Thanks for your input, Tim. If I were a garage mechanic working on somebody’s beater who was short of money and had to get to work the next morning I would consider trying to fix an aluminum head without removing it—provided the customer knew what I was about to attempt, and approved the procedure. But if I were working on or restoring a classic car, I would not attempt such fixes for fear of ruining the head or ruining a piston or cylinder wall.

My comments on repairing a gas tank sending unit or carburetor float are essentially the same as for repairing an aluminum head while it is on the car. I know we are not necessarily discussing priceless classics in Mechanic on Duty, but components on cars are generally made the way they are so they will be reliable for years to come. Because of that, I am reluctant to second-guess the engineers that designed the parts in the first place, and will go to great lengths to find correct replacement components instead.

However, engineers don’t bat a thousand, and some original components don’t hold up well because the manufacturer was trying to save money or because the component wasn’t fully tested. But I am also —truth be told —a recovering hot-rodder. And that activity in my youth taught me the hard way that I am not an engineer. As a result, I am loath to experiment in situations where—if I blow it—I may have to do the job over again, and may damage other components as well.
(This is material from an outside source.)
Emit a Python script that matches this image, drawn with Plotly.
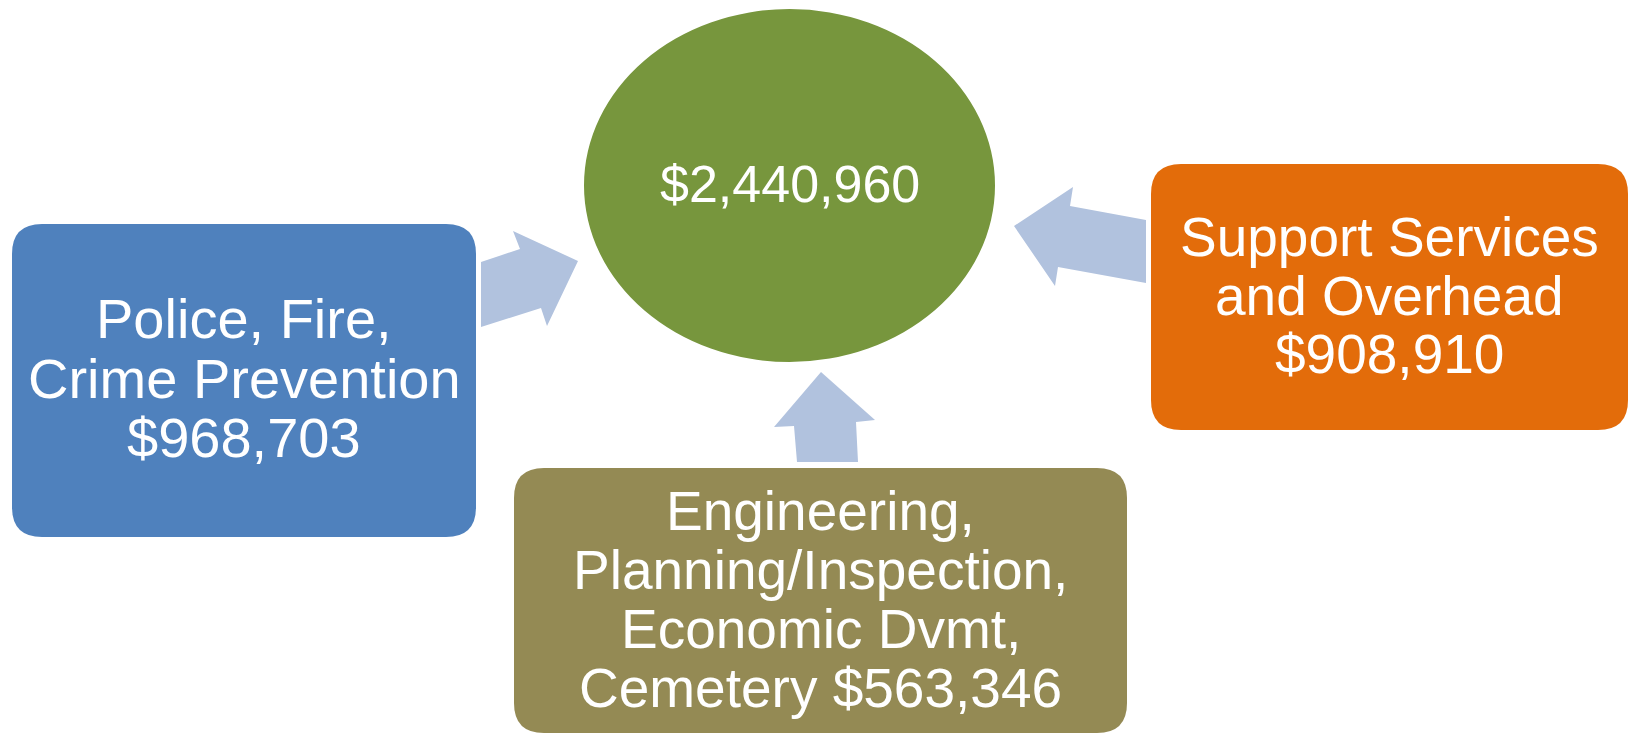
import plotly.graph_objects as go

# ---- data ----
total_label = "$2,440,960"
categories = [
    ["Police, Fire,", "Crime Prevention"],
    ["Support Services", "and Overhead"],
    ["Engineering,", "Planning/Inspection,", "Economic Dvmt,"],
]
amounts = ["$968,703", "$908,910", "$563,346"]

# ---- layout constants (pixels, y down) ----
W, H = 1631, 734
FONT = "Liberation Sans"
box_colors = ["#4F81BD", "#E36C0A", "#948A54"]
ellipse_color = "#77963D"
arrow_color = "#B1C2DE"

boxes = [  # x0, y0, x1, y1
    (12, 224, 476, 537),
    (1151, 164, 1628, 430),
    (514, 468, 1127, 733),
]
ellipse = (584, 9, 995, 362)
box_font_sizes = [56, 55, 55]

# text line centre positions per box
line_y = [
    [318.5, 378, 437],
    [236.5, 295.5, 353.5],
    [511, 569.5, 628.5, 687.5],
]

arrows = [
    [(481, 327), (481, 262), (520, 249), (513, 231), (578, 261), (547, 326), (541, 308)],
    [(1014, 226), (1073, 187), (1070, 206), (1146, 220), (1146, 283), (1058, 267), (1055, 286)],
    [(821, 372), (875, 420), (856, 422), (858, 462), (797, 462), (794, 426), (774, 427)],
]


def rounded_rect(x0, y0, x1, y1, r):
    return (f"M {x0+r},{y0} L {x1-r},{y0} Q {x1},{y0} {x1},{y0+r} "
            f"L {x1},{y1-r} Q {x1},{y1} {x1-r},{y1} L {x0+r},{y1} "
            f"Q {x0},{y1} {x0},{y1-r} L {x0},{y0+r} Q {x0},{y0} {x0+r},{y0} Z")


def poly(pts):
    return "M " + " L ".join(f"{x},{y}" for x, y in pts) + " Z"


fig = go.Figure()
shapes = []
for pts in arrows:
    shapes.append(dict(type="path", path=poly(pts), xref="x", yref="y",
                       fillcolor=arrow_color, line=dict(width=0), layer="below"))
shapes.append(dict(type="circle", xref="x", yref="y",
                   x0=ellipse[0], y0=ellipse[1], x1=ellipse[2], y1=ellipse[3],
                   fillcolor=ellipse_color, line=dict(width=0), layer="below"))
for (x0, y0, x1, y1), c in zip(boxes, box_colors):
    shapes.append(dict(type="path", path=rounded_rect(x0, y0, x1, y1, 30),
                       xref="x", yref="y", fillcolor=c, line=dict(width=0), layer="below"))

annotations = []
for i, (lines, amt) in enumerate(zip(categories, amounts)):
    x0, y0, x1, y1 = boxes[i]
    cx = (x0 + x1) / 2
    if i == 2:
        texts = lines + ["Cemetery " + amt]
    else:
        texts = lines + [amt]
    for t, y in zip(texts, line_y[i]):
        annotations.append(dict(x=cx, y=y, xref="x", yref="y", text=t, showarrow=False,
                                xanchor="center", yanchor="middle",
                                font=dict(family=FONT, size=box_font_sizes[i], color="white")))

annotations.append(dict(x=(ellipse[0] + ellipse[2]) / 2, y=183.5, xref="x", yref="y",
                        text=total_label, showarrow=False, xanchor="center", yanchor="middle",
                        font=dict(family=FONT, size=52, color="white")))

fig.update_layout(
    width=W, height=H, margin=dict(l=0, r=0, t=0, b=0),
    paper_bgcolor="white", plot_bgcolor="white",
    xaxis=dict(range=[0, W], visible=False, fixedrange=True),
    yaxis=dict(range=[H, 0], visible=False, fixedrange=True),
    shapes=shapes, annotations=annotations, showlegend=False,
)

fig.write_html("out.html", config={"displayModeBar": False},
               post_script="document.body.style.margin='0';document.body.style.overflow='hidden';")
In my opinion mechanics should also practice the Hippocratic Oath, which says in part, “First do no harm.”

As for volts versus amps, that is what I was trying to say, but apparently I did not succeed. As you say, six-volt batteries produce roughly twice the amps and half the voltage of 12-volt batteries. Because of that, six-volt systems require much bigger wires to overcome resistance. Six-volt systems are also more prone to problems with corrosion and faulty connections, and that is why I solder six-volt connections whenever possible.